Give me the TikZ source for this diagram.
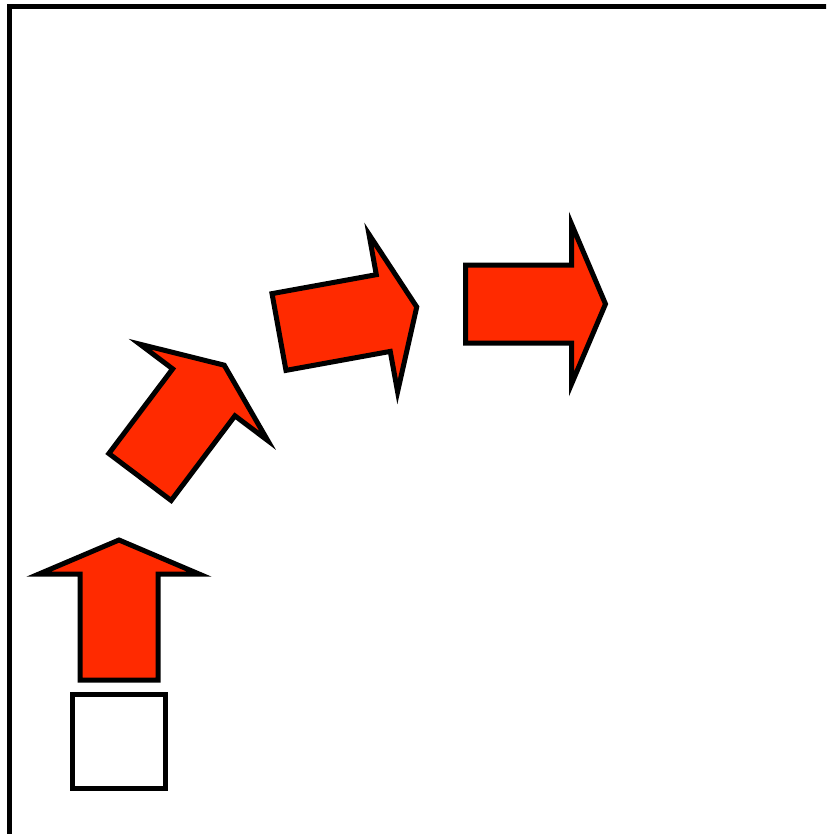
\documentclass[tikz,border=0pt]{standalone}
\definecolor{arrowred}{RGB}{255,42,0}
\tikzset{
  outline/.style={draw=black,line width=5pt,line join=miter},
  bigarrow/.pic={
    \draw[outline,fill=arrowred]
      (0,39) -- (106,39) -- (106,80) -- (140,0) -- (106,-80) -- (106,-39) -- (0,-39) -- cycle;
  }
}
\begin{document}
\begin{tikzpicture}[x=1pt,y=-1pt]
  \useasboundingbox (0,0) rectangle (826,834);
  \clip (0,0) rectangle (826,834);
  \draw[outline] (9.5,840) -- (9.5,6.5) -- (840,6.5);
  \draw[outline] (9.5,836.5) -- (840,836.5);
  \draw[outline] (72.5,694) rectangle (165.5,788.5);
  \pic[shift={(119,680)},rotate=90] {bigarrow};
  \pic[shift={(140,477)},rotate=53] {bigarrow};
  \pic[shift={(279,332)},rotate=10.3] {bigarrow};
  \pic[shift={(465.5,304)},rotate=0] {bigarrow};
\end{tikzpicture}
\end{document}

**Description of the task:**
Using the material above, return every line exactly as it appears, minus the pictures.

**Solution to this exercise:**
Give me the TikZ source for this diagram.
\documentclass[tikz,border=0pt]{standalone}
\definecolor{arrowred}{RGB}{255,42,0}
\tikzset{
  outline/.style={draw=black,line width=5pt,line join=miter},
  bigarrow/.pic={
    \draw[outline,fill=arrowred]
      (0,39) -- (106,39) -- (106,80) -- (140,0) -- (106,-80) -- (106,-39) -- (0,-39) -- cycle;
  }
}
\begin{document}
\begin{tikzpicture}[x=1pt,y=-1pt]
  \useasboundingbox (0,0) rectangle (826,834);
  \clip (0,0) rectangle (826,834);
  \draw[outline] (9.5,840) -- (9.5,6.5) -- (840,6.5);
  \draw[outline] (9.5,836.5) -- (840,836.5);
  \draw[outline] (72.5,694) rectangle (165.5,788.5);
  \pic[shift={(119,680)},rotate=90] {bigarrow};
  \pic[shift={(140,477)},rotate=53] {bigarrow};
  \pic[shift={(279,332)},rotate=10.3] {bigarrow};
  \pic[shift={(465.5,304)},rotate=0] {bigarrow};
\end{tikzpicture}
\end{document}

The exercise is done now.